- Directed by: Catherine Breillat
- Written by: Catherine Breillat
- Starring: Sarah Pratt Gilles Guillain
- Cinematography: Eric Gautier
- Edited by: Pascale Chavance
- Release date: 5 September 2001;
- Country: France

= Brief Crossing =

2001 film by Catherine Breillat

Brief Crossing (Brève traversée) is a French film released in 2001 and directed by Catherine Breillat. It stars Sarah Pratt and Gilles Guillain.

==Plot==
The movie explores the viewpoints of two people at different stages in their lives and their attitudes toward sex and relationships.

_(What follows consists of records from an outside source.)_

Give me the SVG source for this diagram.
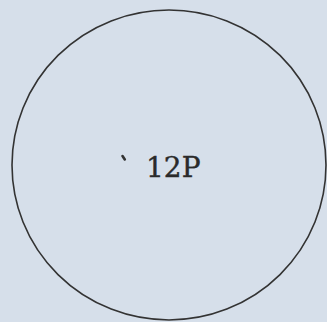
<svg xmlns="http://www.w3.org/2000/svg" width="327" height="322" viewBox="0 0 327 322">
<style>
.node-shape{fill:none;stroke:#333;stroke-width:1.6}
.label{font-family:"DejaVu Serif","Liberation Serif",serif;font-size:28px;fill:#2a2a2a;stroke:#2a2a2a;stroke-width:0.4}
</style>
<rect width="327" height="322" fill="#d6dfea"/>
<g id="node-12P">
<ellipse class="node-shape" cx="169" cy="165" rx="157" ry="155"/>
<path d="M122.5,156 L124.8,159.5" stroke="#333" stroke-width="2.6" stroke-linecap="round"/>
<text class="label" x="146" y="177">12P</text>
</g>
<g id="connectors"/>
</svg>
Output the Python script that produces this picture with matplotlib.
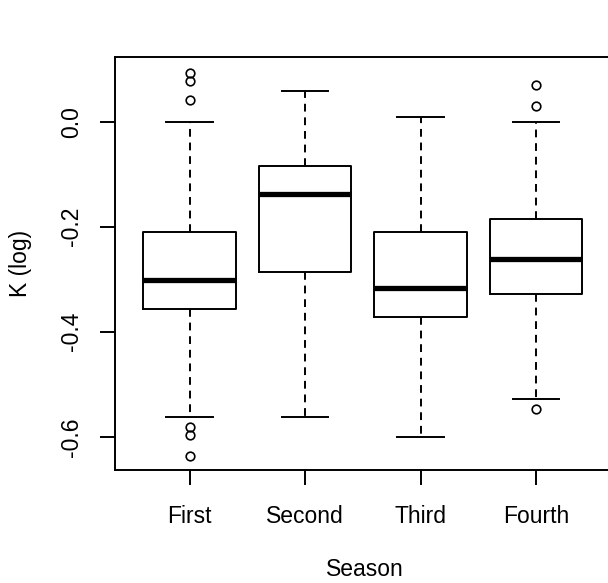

A virgin teenage boy with an eager, optimistic view of sex and an older woman who holds a bitter view of relationships meet on a ferry from France to Portsmouth. She tells him she has just left her husband. They talk and become physically and emotionally intimate. At the end of the crossing, the boy sees the woman get into a car with her husband and children and realizes he has been lied to.

==Production==
Gilles Guillain was 18 at the time of filming, but still a virgin according to the director Catherine Breillat. In his sex scene with Sarah Pratt, Breillat told her head cameraman that all the sequence had to be filmed once, there had to be no repetition, because what would happen the first time would be "something really upsetting".